Une approche différente du football
À quelques mètres de la ligne de touche, Abdellah Akki, membre de la présidence de la JSSP, suit la séance avec un œil attentif et bienveillant. Il connaît chaque joueuse, leurs parcours, leurs doutes, leurs ambitions. Pour lui, leur présence sur le terrain va bien au-delà de la simple pratique sportive. « Leur approche du football est différente avec moins de force brute, plus de rigueur, plus de structure », observe-t-il.
Selon lui, la différence entre garçons et filles ne se limite pas au physique. Elle réside aussi dans leur manière d’envisager l’avenir. « Les garçons foncent, parfois sans filet. Les filles, elles, sont plus carriéristes, elles réfléchissent. Elles pensent à leurs études, à leur vie future. Le foot est important, mais il fait partie d’un tout. »
Et pour faire grandir ce potentiel, Abdellah en est certain, tout commence dès le plus jeune âge « Si on leur donnait les mêmes chances dès cinq ans, je vous assurerais qu’on aurait déjà formé beaucoup plus de joueuses exceptionnelles sur l’île de La Réunion. »

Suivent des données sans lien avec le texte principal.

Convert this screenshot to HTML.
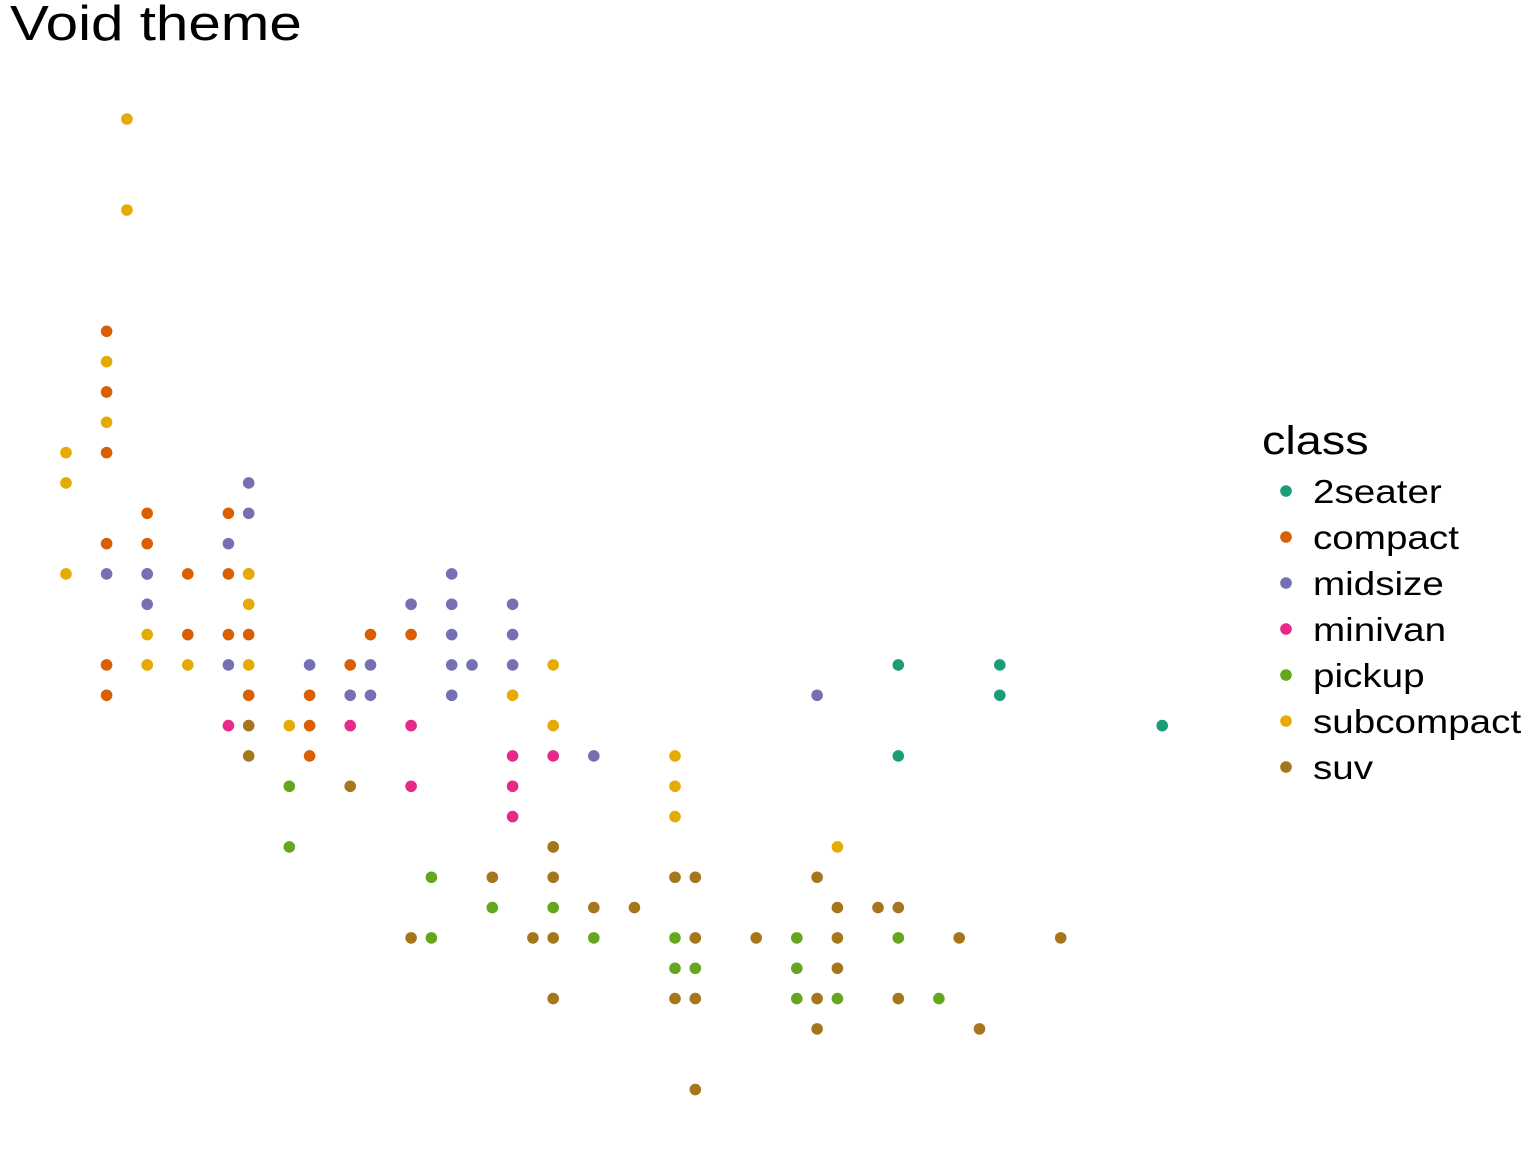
<!DOCTYPE html>
<html><head><meta charset="utf-8">
<style>
html,body{margin:0;padding:0;background:#fff;}
svg{display:block;font-family:"Liberation Sans",Arial,sans-serif;}
</style></head>
<body>
<svg id="chart" width="1536" height="1152">
<text id="title" x="10" y="40" font-size="49" fill="#000">Void theme</text>
<g id="points"></g>
<g id="legend">
<text id="ltitle" x="1262" y="454" font-size="40" fill="#000">class</text>
</g>
</svg>
<script>
const classes = ["2seater","compact","midsize","minivan","pickup","subcompact","suv"];
const colors = ["#1B9E77","#D95F02","#7570B3","#E7298A","#66A61E","#E6AB02","#A6761D"];
const twoseaterX = [5.7,6.2,6.2,7.0,5.7];
const twoseaterY = [26,26,25,24,23];
const compactX = [1.8,1.8,1.8,2.0,2.4,1.8,2.0,2.0,2.2,2.4,2.5,2.2,2.4,2.5,3.1,3.3,1.8,3.0,1.8,2.5,2.8,2.8,2.8];
const compactY = [37,35,33,31,31,30,30,29,29,29,29,27,27,27,27,27,26,26,25,25,25,24,23];
const midsizeX = [2.5,2.5,2.4,1.8,2.0,3.5,2.0,3.3,3.5,3.8,3.5,3.8,2.4,2.8,3.1,3.5,3.6,3.8,3.0,3.1,3.5,5.3,4.2];
const midsizeY = [32,31,30,29,29,29,28,28,28,28,27,27,26,26,26,26,26,26,25,25,25,25,23];
const minivanX = [2.4,3.0,3.3,3.8,4.0,3.3,3.8,3.8];
const minivanY = [24,24,24,23,23,22,22,21];
const pickupX = [2.7,2.7,4.0,3.4,3.7,4.0,3.4,4.2,4.6,5.2,5.7,4.6,4.7,5.2,5.2,5.4,5.9];
const pickupY = [22,20,20,19,18,18,17,17,17,17,17,16,16,16,15,15,15];
const subcompactX = [1.9,1.9,1.8,1.8,1.6,1.6,1.6,2.5,2.5,2.0,2.0,2.0,2.2,2.5,2.7,3.8,4.0,4.0,4.6,4.6,4.6,5.4];
const subcompactY = [44,41,36,34,33,32,29,29,28,27,26,26,26,26,24,25,26,24,23,22,21,20];
const suvX = [2.5,2.5,3.0,4.0,3.7,4.0,4.6,4.7,5.3,4.2,4.4,5.4,5.6,5.7,3.3,3.9,4.0,4.7,5.0,5.4,6.0,6.5,5.4,4.0,4.6,4.7,5.3,5.7,5.3,6.1,4.7];
const suvY = [24,23,22,20,19,19,19,19,19,18,18,18,18,18,17,17,17,17,17,17,17,17,16,15,15,15,15,15,14,14,12];
const seriesX = [twoseaterX,compactX,midsizeX,minivanX,pickupX,subcompactX,suvX];
const seriesY = [twoseaterY,compactY,midsizeY,minivanY,pickupY,subcompactY,suvY];

const NS = "http://www.w3.org/2000/svg";
function xScale(d){ return 66 + (d - 1.6) * 203; }
function yScale(h){ return 119 + (44 - h) * 30.33; }
function widen(t, f){
  const w = t.getComputedTextLength();
  t.setAttribute("textLength", w * f);
  t.setAttribute("lengthAdjust", "spacingAndGlyphs");
}

const g = document.getElementById("points");
for (let s = 0; s < classes.length; s++) {
  const xs = seriesX[s], ys = seriesY[s];
  for (let i = 0; i < xs.length; i++) {
    const c = document.createElementNS(NS, "circle");
    c.setAttribute("cx", xScale(xs[i]));
    c.setAttribute("cy", yScale(ys[i]));
    c.setAttribute("r", 5.8);
    c.setAttribute("fill", colors[s]);
    
    
    g.appendChild(c);
  }
}
const lg = document.getElementById("legend");
for (let s = 0; s < classes.length; s++) {
  const y = 491 + s * 46;
  const c = document.createElementNS(NS, "circle");
  c.setAttribute("cx", 1286); c.setAttribute("cy", y); c.setAttribute("r", 5.8);
  c.setAttribute("fill", colors[s]);
  
  
  lg.appendChild(c);
  const t = document.createElementNS(NS, "text");
  t.setAttribute("x", 1313); t.setAttribute("y", y + 12);
  t.setAttribute("font-size", "33");
  t.textContent = classes[s];
  
  
  lg.appendChild(t);
  widen(t, 1.17);
}
widen(document.getElementById("title"), 1.19);
widen(document.getElementById("ltitle"), 1.17);
</script>
</body></html>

À quelques mètres, les plus jeunes s’échauffent, prêtes à prendre la relève. Marion Payet, 10 ans à peine, est déjà qualifiée de « prodige » par ses entraîneurs. Milieu axial, elle aime s’emparer du ballon, imposer son rythme et orchestrer le jeu. Depuis toujours, elle vit le foot comme une évidence. « Dès que je joue, je me sens bien, libre et moi-même. J’adore ça, c’est comme si le foot était fait pour moi », glisse-t-elle en enchaînant quelques jongles.
Près des gradins, sa grand-mère Vivienne Payet est là, fidèle au poste, boîte d’eau fraîche en main, prête à encourager sa petite fille. Elle est assise à côté de parentes venues aussi encourager leurs enfants. « J’habite tout près, alors je viens dès que je peux. Ces filles ont besoin de soutien, surtout quand on sait que le football féminin peine à faire sa place dans la société », précise Vivienne.
À la fin de l’entraînement, les filles quittent le terrain, crampons couverts de poussière, mais regards tournés vers l’avenir. Car ici, à Saint-Pierre, le football féminin ne demande pas la permission : il avance, pas à pas, vers la reconnaissance qu’il mérite.